Thursday, September 22, 2011

The Parallell World of Photoshop


A few weeks ago I was at the Photoshop World Conference in Las Vegas. It was three days of Photoshop and Lightroom workshops, as well as an expo where they displayed lighting, must-have photo software, and other pricey photography equipment.

There were amateur photographers, professionals, and the world’s leading experts on Photoshop, who were the teachers, the workshop leaders, offering such sessions as “The Eyes are Window of the Soul, taught by Fay Sirkis. She showed us how to enhance the eyes in a portrait, like I tried to practice on the model below.




More than a computer program, Photoshop is a matrix, where unlimited reality is created, where anything you can imagine can come to be, if you know how to navigate the controls.



A friend mine told me that the photographer David Smith said Photoshop is way of life.

I can spend hours in Photoshop playing with images, just for fun, just to be creating images.



In Las Vegas I took classes on things like using raw in Photoshop as a smart object, and how you can reenter a raw image over and over, play with the tone and color and all those other things that need to be decided before you make a jpeg.

I wasn’t the only one to not know that you could use raw in Photoshop, because like most users, I played with the image-as-a-whole in raw, adjusted things like white balance, fill light, sharpening, and then I opened it as a psd in Photoshop and played around, the raw possibilities of the image having long been chosen, never to go back again.




But I learned how to use layers of raw in Photoshop, enhancing the blue of the water in this image, without having to enhance the blue in the rest of the image, and without touching a pixel, without changing a thing of the original image.


Am I sounding geeky? I hope not.

I sometimes lament the role I chose as a fiction writer. It doesn’t matter how much money I don’t make, I still have to write fiction.

I’ve been lucky, but it doesn’t matter if the book I’m working on now comes out with a big New York press and is reviewed by The New York Times, I’m still going to write it.





Along with millions of other people who need to write.

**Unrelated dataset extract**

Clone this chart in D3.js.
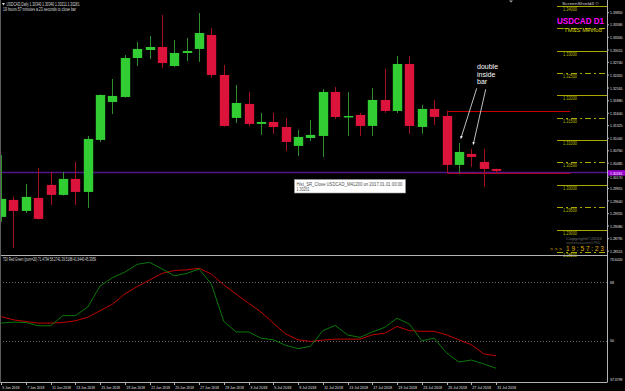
<!DOCTYPE html>
<html>
<head>
<meta charset="utf-8">
<script src="https://cdn.jsdelivr.net/npm/d3@7"></script>
<style>
  body { margin: 0; background: #000; }
  svg { display: block; }
  text { font-family: "Liberation Sans", Arial, sans-serif; }
</style>
</head>
<body>
<script>
// USDCAD daily candles, 5 Jun - 31 Jul 2018
var dates = ["5 Jun 2018","6 Jun 2018","7 Jun 2018","8 Jun 2018","11 Jun 2018","12 Jun 2018","13 Jun 2018","14 Jun 2018","15 Jun 2018",
  "18 Jun 2018","19 Jun 2018","20 Jun 2018","21 Jun 2018","22 Jun 2018","25 Jun 2018","26 Jun 2018","27 Jun 2018","28 Jun 2018","29 Jun 2018",
  "2 Jul 2018","3 Jul 2018","4 Jul 2018","5 Jul 2018","6 Jul 2018","9 Jul 2018","10 Jul 2018","11 Jul 2018","12 Jul 2018","13 Jul 2018",
  "16 Jul 2018","17 Jul 2018","18 Jul 2018","19 Jul 2018","20 Jul 2018","23 Jul 2018","24 Jul 2018","25 Jul 2018","26 Jul 2018","27 Jul 2018",
  "30 Jul 2018","31 Jul 2018"];
var open = [1.29282,1.29662,1.29416,1.29707,1.29998,1.29774,1.30132,1.29841,1.31004,1.31853,1.31965,1.32837,1.33016,1.33083,1.32658,1.32949,
  1.33039,1.33352,1.32457,1.31496,1.31809,1.31362,1.31406,1.31294,1.30870,1.31048,1.31093,1.32077,1.31518,1.31563,1.31317,1.31898,1.31652,
  1.32703,1.31294,1.31697,1.31540,1.30445,1.30691,1.30512,1.30355];
var high = [1.30668,1.29729,1.30020,1.30378,1.30288,1.30288,1.30512,1.31093,1.32020,1.32368,1.32904,1.33195,1.33329,1.33799,1.33240,1.33284,
  1.33843,1.33508,1.32681,1.32234,1.32077,1.31607,1.31607,1.31496,1.31227,1.31451,1.32144,1.32189,1.32077,1.31607,1.32166,1.32591,1.32882,
  1.32882,1.31786,1.31898,1.31659,1.30937,1.30803,1.30803,1.30360];
var low = [1.29170,1.28589,1.29371,1.29220,1.29550,1.29760,1.29550,1.29483,1.30959,1.31585,1.31950,1.32658,1.32815,1.32614,1.32636,1.32770,
  1.32748,1.32390,1.31300,1.31384,1.31317,1.31116,1.31138,1.30758,1.30646,1.30981,1.30624,1.31473,1.31093,1.31093,1.31093,1.31607,1.31607,
  1.31138,1.31138,1.31339,1.30259,1.30266,1.30400,1.29953,1.30244];
var close = [1.29685,1.29416,1.29729,1.29237,1.29774,1.30132,1.29841,1.31026,1.32010,1.31988,1.32837,1.33039,1.33083,1.32725,1.32949,1.32994,
  1.33396,1.32457,1.31317,1.31831,1.31362,1.31406,1.31294,1.30959,1.31071,1.31116,1.32077,1.31518,1.31540,1.31317,1.31898,1.31652,1.32703,
  1.31317,1.31697,1.31518,1.30445,1.30735,1.30624,1.30355,1.30311];

// TDI sub window
var tdiGreen = [55.4,55.7,55.6,54.6,54.6,57.7,57.7,60.3,66.8,69.3,71.0,73.4,74.0,72.0,69.9,70.6,72.0,67.3,55.9,52.7,52.7,50.8,50.3,48.6,47.6,
  48.3,53.1,54.7,51.8,51.0,52.7,54.1,56.9,55.1,50.0,50.8,46.3,43.5,44.1,42.9,41.6];
var tdiRed = [57.4,56.4,55.9,55.4,55.4,55.6,56.1,57.2,59.2,61.2,64.3,66.6,68.6,70.6,71.5,71.7,72.2,70.4,67.1,64.3,61.5,58.8,55.4,52.1,50.3,
  49.8,50.2,50.5,50.5,50.5,51.8,52.3,54.4,53.1,52.9,52.9,51.8,50.3,48.8,46.0,45.4];
var tdiLevels = [68, 50];

var priceTicks = [1.33850,1.33580,1.33300,1.33015,1.32740,1.32455,1.32165,1.31880,1.31600,1.31325,1.31040,1.30760,1.30485,1.30170,
  1.29915,1.29640,1.29355,1.29080,1.28795,1.28515];
var goldLevels = [1.340,1.335,1.330,1.325,1.320,1.315,1.310,1.305,1.300,1.295,1.290,1.285];
var srLevel = 1.30261;
var motherBar = 36;   // index of the bar boxed in red

var W = 625, H = 391, right = 607;
var svg = d3.select("body").append("svg").attr("width", W).attr("height", H);
svg.append("rect").attr("width", W).attr("height", H).attr("fill", "#000");

var x = d3.scalePoint().domain(dates).range([1.1, 496]);
var step = x.step();
var y = d3.scaleLinear().domain([1.2843, 1.34134]).range([255, 0]);
var yi = d3.scaleLinear().domain([37.38, 75.64]).range([382, 257]);

function txt(g, s, tx, ty, size, fill, len) {
  var t = g.append("text").attr("x", tx).attr("y", ty).attr("font-size", size).attr("fill", fill).text(s);
  if (len) t.attr("textLength", len).attr("lengthAdjust", "spacingAndGlyphs");
  return t;
}

// gold level lines (right side)
goldLevels.forEach(function (p, i) {
  var yy = Math.round(y(p)) + 0.5;
  svg.append("line").attr("x1", 557).attr("x2", right).attr("y1", yy).attr("y2", yy)
    .attr("stroke", "#a8a800").attr("stroke-width", 1)
    .attr("stroke-dasharray", i % 2 ? "6,3,2,3" : null);
  if (i !== 1) txt(svg, p.toFixed(5), 563, yy + 4.5, 4.5, "#b8b800", 14);
});

// indicator level lines
tdiLevels.forEach(function (v) {
  var yy = Math.round(yi(v)) + 0.5;
  svg.append("line").attr("x1", 0).attr("x2", right).attr("y1", yy).attr("y2", yy)
    .attr("stroke", "#8a8a8a").attr("stroke-width", 0.8).attr("stroke-dasharray", "1,2");
});

// mother bar box
var bx = Math.round(x(dates[motherBar])) + 0.5, bx2 = x(dates[dates.length - 1]) + 6 * step;
var bTop = Math.round(y(high[motherBar])) + 0.5, bBot = Math.round(y(low[motherBar])) + 0.5;
svg.append("path").attr("d", "M" + bx2 + "," + bTop + "H" + bx + "V" + bBot + "H" + bx2)
  .attr("fill", "none").attr("stroke", "#c80000").attr("stroke-width", 1);

// S/R line
var sy = Math.round(y(srLevel)) + 0.5 - 1;
svg.append("line").attr("x1", 0).attr("x2", right).attr("y1", sy).attr("y2", sy)
  .attr("stroke", "#551488").attr("stroke-width", 1.3);

// candles
var bars = svg.append("g");
dates.forEach(function (d, i) {
  var cx = Math.round(x(d)) + 0.5, up = close[i] >= open[i];
  bars.append("line").attr("x1", cx).attr("x2", cx).attr("y1", y(high[i])).attr("y2", y(low[i]))
    .attr("stroke", up ? "#2e8e2e" : "#a3101e").attr("stroke-width", 1);
  var t = y(Math.max(open[i], close[i])), b = y(Math.min(open[i], close[i]));
  bars.append("rect").attr("x", cx - 4.7).attr("width", 9.4).attr("y", t).attr("height", Math.max(1.5, b - t))
    .attr("fill", up ? "#32cd32" : "#dc143c");
});

// TDI lines
svg.append("path").datum(tdiRed).attr("fill", "none").attr("stroke", "#c00000").attr("stroke-width", 1)
  .attr("d", d3.line().x(function (d, i) { return x(dates[i]); }).y(function (d) { return yi(d); }));
svg.append("path").datum(tdiGreen).attr("fill", "none").attr("stroke", "#0a780a").attr("stroke-width", 1)
  .attr("d", d3.line().x(function (d, i) { return x(dates[i]); }).y(function (d) { return yi(d); }));

// frame
var fr = svg.append("g").attr("stroke", "#b4b4b4").attr("stroke-width", 1);
fr.append("line").attr("x1", 0).attr("x2", right).attr("y1", 255.5).attr("y2", 255.5);
fr.append("line").attr("x1", 0).attr("x2", right).attr("y1", 382.5).attr("y2", 382.5);
fr.append("line").attr("x1", right + 0.5).attr("x2", right + 0.5).attr("y1", 0).attr("y2", 382.5);
fr.append("line").attr("x1", 0.5).attr("x2", 0.5).attr("y1", 0).attr("y2", 382.5).attr("stroke", "#5a5a5a");
svg.append("path").attr("d", "M509,0.5h4l-2,2z").attr("fill", "#aaa");

// price axis
priceTicks.forEach(function (p) {
  var yy = y(p);
  svg.append("line").attr("x1", right).attr("x2", right + 2).attr("y1", yy).attr("y2", yy).attr("stroke", "#b4b4b4");
  txt(svg, p.toFixed(5), 610, yy + 1.6, 4.3, "#e0e0e0", 12.5);
});
svg.append("rect").attr("x", right + 1).attr("y", y(srLevel) - 3).attr("width", 17).attr("height", 5.5).attr("fill", "#9a00d0");
txt(svg, srLevel.toFixed(5), 610, y(srLevel) + 1.6, 4.3, "#fff", 12.5);

// indicator axis
txt(svg, "75.6420", 610, 261, 4.2, "#e0e0e0", 12.5);
tdiLevels.forEach(function (v) { txt(svg, String(v), 610, yi(v) + 1.6, 4.2, "#e0e0e0", 4); });
txt(svg, "37.3799", 610, 381, 4.2, "#e0e0e0", 12.5);

// date axis
dates.forEach(function (d, i) {
  if (i % 2) return;
  var xx = Math.round(x(d)) + 0.5;
  svg.append("line").attr("x1", xx).attr("x2", xx).attr("y1", 382).attr("y2", 385).attr("stroke", "#b4b4b4");
  txt(svg, d, xx + 0.8, 388.5, 4.2, "#e0e0e0", d.length * 1.7);
});

// headers
svg.append("path").attr("d", "M2,3h3l-1.5,2.5z").attr("fill", "#ddd");
txt(svg, "USDCAD,Daily  1.30340 1.30340 1.30211 1.30281", 6.5, 5.5, 4.5, "#dcdcdc", 73);
txt(svg, "19 hours 57 minutes a 23 seconds to close bar", 3, 11, 4.5, "#dcdcdc", 73);
txt(svg, "TDI Red Green (pum=20) 71.4794 58.2741 39.5188 41.6440 45.3959", 3, 261, 4.5, "#dcdcdc", 93);
txt(svg, "ScreenShield4 ©", 562, 5, 3.6, "#cfcfcf", 37);
txt(svg, "USDCAD D1", 557, 23.5, 8.2, "#ff00ff", 47).attr("font-weight", "bold");
txt(svg, "\"TM&S Method\"", 562, 32, 5.6, "#d8d800", 42);

// annotation
["double", "inside", "bar"].forEach(function (s, i) {
  svg.append("text").attr("x", 477).attr("y", 69 + i * 7.5).attr("font-size", 7).attr("fill", "#fff")
    .attr("font-family", "'Liberation Serif', serif").text(s);
});
svg.append("defs").append("marker").attr("id", "ah").attr("viewBox", "0 0 6 6").attr("refX", 5).attr("refY", 3)
  .attr("markerWidth", 3.5).attr("markerHeight", 3.5).attr("orient", "auto")
  .append("path").attr("d", "M0,0L6,3L0,6z").attr("fill", "#fff");
[[37, 476.7, 88.3], [38, 485.7, 89.3]].forEach(function (a) {
  var tx = x(dates[a[0]]) + 2, ty = y(high[a[0]]) - 4.5;
  svg.append("line").attr("x1", a[1]).attr("y1", a[2]).attr("x2", tx).attr("y2", ty)
    .attr("stroke", "#f0f0f0").attr("stroke-width", 0.8).attr("marker-end", "url(#ah)");
});

// tooltip
svg.append("rect").attr("x", 294.5).attr("y", 179.5).attr("width", 111).attr("height", 13.5)
  .attr("fill", "#fff").attr("stroke", "#999").attr("stroke-width", 0.6);
txt(svg, "Hist_SR_Close USDCAD_M41200 on 2017.01.01 00:00", 296.5, 185.5, 4.5, "#505050", 106);
txt(svg, "1.30261", 296.5, 191, 4.5, "#505050", 13);

// watermark & clock
txt(svg, "Copyright©2016", 566, 239.5, 4.2, "#707070", 36);
txt(svg, "sweetseason0780", 566, 244, 3.8, "#5a5a5a", 34);
txt(svg, "> > >", 550, 251, 5, "#d8a800", 12);
txt(svg, "1 9 : 5 7 : 2 3", 566, 251.2, 7.2, "#e0b000", 38);
</script>
</body>
</html>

There are more excellent fiction writers (and poets) than ever before. More books now than ever before, more independent presses, more self-published books, ebooks, so many writers desperate to get published that they’ll pay for the chance to do so.

Like all the other writers, I don’t care how many books I sell, I write.

Writers write.

I don’t care if ten or a thousand people read this sentence here, this one, now, I’m still gunna write it, and I’m still gunna re-write it, until it sounds just right.

I will release no syntax before its time.

And now, for my hobby, I have chosen the sins and pleasures of my father, my father the photographer, who back in the 1970s kept thousands of dollars of equipment in the trunk of our 1964 Impala, and who shot weddings for extra money, who built a dark room in our garage, who, after he retired from working as an electrician, went to Mexican bars and snapped Polaroids of drunk couples and sold them for five bucks.

I’m into photography, for better or for worse.

And I‘m not alone.

Photoshop world was like another conference I regularly attend, AWP, thousands of creative writers and wanna-be writers and teachers of writing. Here, there were five thousand photographers and graphic designers and those who have made it big in their world.




In our world, there are millions, pero millions of photographers, and there are more images in the world than there are people, billions upon billions of images.

Walking to the conference each day, on the pedestrian overpass connecting the MGM and New York, New York, I saw a constant blur of people taking pictures of the strip, of the fountains of Bellagio, the false Towers of Manhattan, and many of them had nice cameras, SLRs with professional level lenses.

It’s not like in the days of Henri Cartier Bresson, one of my favorite photographers, when few people could afford to buy or figure out how to use such instruments as he had, because like using Photoshop today, the darkroom of Bresson's time was always a large part of the creative process.



But theses days, almost everyone has a camera that can perform better than Bresson’s best Leica 35, and even the most popular and user friendly photo editing software can crop, play with color, tone, contrast, what would have taken hours and immense know-how in the dark room.

Technology has given us better resolution cameras on our phones, computers, iPads, and we have point-and-shoot cameras and SLRs, and we shoot thousands of images and store them on our hard drives.

There are more images in the world than there are people to look at them.

But it’s an impulse, isn’t it?

This creating imagery, capturing imagery, showing the world what we see?

Can’t help it.







So I went to the Photoshop World Conference, and I was exposed to a lot. I sat among thousands of other photographers and wanna-be photographers who care about their images. These people truly believed they would capture something that mattered. They want to create images, want to show you something that will make you tremble.